Isa Rachmatarwata, Staf Ahli Bidang Kebijakan dan Regulasi Jasa Keuangan dan Pasar Modal Kemkeu menyatakan, pihaknya mengusulkan iuran pensiun mulai dari 3 persen. Setiap dua tahun atau tiga tahun sekali iurannya bertambah sebesar 0,2 persen atau 0,3 persen.

Isa mengklaim bahwa rumusan Kemkeu ini sudah memperhitungkan jumlah manfaat pasti yang dijanjikan, dan kondisi ekonomi dalam negeri. Tren demografi, kapasitas penyerapan investasi dalam negeri serta efisiensi alokasi dana oleh pemerintah dan swasta, juga masuk pertimbangan tersebut.

Meski iuran lebih rendah dari 8 persen, Isa berkeyakinan sudah mencukupi. Sebab, peserta program jaminan pensiun berhak atas manfaat pasti setelah membayar iuran minimal selama 15 tahun. Pengusaha dan dana pensiun kompak. Mereka protes atas besaran iuran program BPJS Ketenagakerjaan yang disepakati pemerintah sebesar 8 persen. Bagi pengelola dana pensiun, program wajib ini berpotensi menggusur bisnis mereka.

Dengan iuran sebesar itu, kata Sujatmoko, Manajer Dana Pensiun Lembaga Keuangan (DPLK) Bank Negara Indonesia (BNI), perusahaan kelas menengah bawah bisa menghentikan program pensiun komersial, dan beralih ke program pensiun BPJS Ketenagakerjaan.

"Jika biayanya tinggi, mereka tentu akan memilih yang wajib dulu," ujar Sujatmoko. Padahal, nasabah DPLK BNI kebanyakan perusahaan kelas menengah bawah dan peserta ritel. Hanya 10 persen dari total nasabah korporat adalah perusahaan-perusahaan besar. Agar bisnis tetap hidup, DPLK BNI harus akan menggenjot program pesangon.
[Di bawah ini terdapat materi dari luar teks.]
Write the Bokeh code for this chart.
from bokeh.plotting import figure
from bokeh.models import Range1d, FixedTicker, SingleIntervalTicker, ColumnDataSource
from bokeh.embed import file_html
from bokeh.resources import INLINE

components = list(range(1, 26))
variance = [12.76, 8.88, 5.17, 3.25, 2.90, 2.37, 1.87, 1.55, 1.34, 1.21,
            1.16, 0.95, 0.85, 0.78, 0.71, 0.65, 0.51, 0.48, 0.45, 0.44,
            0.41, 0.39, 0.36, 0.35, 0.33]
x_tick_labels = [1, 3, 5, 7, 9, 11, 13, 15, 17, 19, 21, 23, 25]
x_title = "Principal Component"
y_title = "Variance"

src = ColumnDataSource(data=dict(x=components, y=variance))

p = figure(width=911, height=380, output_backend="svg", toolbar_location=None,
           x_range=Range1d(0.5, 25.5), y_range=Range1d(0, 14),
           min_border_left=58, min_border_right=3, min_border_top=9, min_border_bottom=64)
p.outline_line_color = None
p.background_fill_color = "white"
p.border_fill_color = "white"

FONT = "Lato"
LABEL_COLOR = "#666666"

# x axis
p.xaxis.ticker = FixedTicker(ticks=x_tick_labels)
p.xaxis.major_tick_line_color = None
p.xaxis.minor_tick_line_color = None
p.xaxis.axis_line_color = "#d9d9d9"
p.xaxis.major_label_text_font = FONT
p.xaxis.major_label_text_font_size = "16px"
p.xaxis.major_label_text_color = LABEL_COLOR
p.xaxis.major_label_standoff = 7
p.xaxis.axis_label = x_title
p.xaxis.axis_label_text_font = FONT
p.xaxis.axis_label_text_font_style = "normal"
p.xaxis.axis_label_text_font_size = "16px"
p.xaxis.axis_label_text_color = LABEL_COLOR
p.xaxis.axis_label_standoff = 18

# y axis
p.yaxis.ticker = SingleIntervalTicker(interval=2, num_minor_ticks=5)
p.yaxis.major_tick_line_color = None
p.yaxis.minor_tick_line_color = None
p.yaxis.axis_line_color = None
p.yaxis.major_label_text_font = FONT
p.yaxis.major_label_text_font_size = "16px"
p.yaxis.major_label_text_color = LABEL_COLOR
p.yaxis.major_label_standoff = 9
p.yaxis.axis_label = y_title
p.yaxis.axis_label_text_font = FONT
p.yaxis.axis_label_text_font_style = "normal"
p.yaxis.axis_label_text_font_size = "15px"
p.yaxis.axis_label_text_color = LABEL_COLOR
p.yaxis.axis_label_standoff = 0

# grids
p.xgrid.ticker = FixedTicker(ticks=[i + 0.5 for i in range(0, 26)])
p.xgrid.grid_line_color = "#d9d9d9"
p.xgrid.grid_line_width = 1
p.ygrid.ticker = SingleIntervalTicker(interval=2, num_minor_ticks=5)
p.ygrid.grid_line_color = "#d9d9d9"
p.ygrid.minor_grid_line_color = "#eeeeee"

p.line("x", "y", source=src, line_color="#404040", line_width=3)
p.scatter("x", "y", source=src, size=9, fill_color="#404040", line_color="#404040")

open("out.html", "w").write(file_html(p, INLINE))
SS Setiawan, Pelaksana Tugas Pengurus DPLK Bank Muamalat juga khawatir, pemberi kerja akan memprioritaskan BPJS Ketenagakerjaan. Hitungan dia, kemampuan iuran pemberi kerja maksimal adalah 10 persen. Agar bisa bersaing dengan BPJS Ketenagakerjaan, DPLK Muamalat akan meningkatkan layanan. Salah satu contoh strateginya dengan menawarkan hasil investasi menggiurkan dan biaya yang kompetitif. "Untuk produk alternatif, kami berharap banyak program pesangon dapat jadi andalan meningkatkan pasar," jelas Setiawan.

Adapun DPLK BJB mengaku tak terlalu khawatir dengan BPJS Ketenagakerjaan. Sebab, DPLK BJB memfokuskan bisnis pada nasabah ritel. "Dari 4.000 nasabah di tahun lalu, hanya 30 persen yang korporat," kata Group Head DPLK BJB Wahyu Rudiyat. Bagi pengusaha, iuran wajib dana pensiun sebesar 8 persen terlalu besar bagi perusahaan yang berkewajiban menanggung 5 persen dan karyawan 3 persen ini. Wakil Ketua Kadin Shinta Kamdani mengatakan, iuran ideal adalah 5 persen. Protes sebelumnya juga sudah disuarakan Otoritas Jasa Keuangan (OJK). OJK minta pemerintah menurunkan iuran pensiun BPJS.

Hitungan OJK, dengan tidak memasukkan iuran pensiun, saat ini, setiap perusahaan menanggung beban kesejahteraan sebesar 18,24 persen-20,74 persen. Pemberi kerja menanggung 14,24 persen-16,74 persen dan pekerja 4 persen. Beban tersebut untuk membayar iuran jaminan hari tua, jaminan kematian, serta jaminan kecelakaan kerja yang juga dijalankan BPJS Ketenagakerjaan, serta jaminan kesehatan yang dikelola BPJS Kesehatan dan pesangon.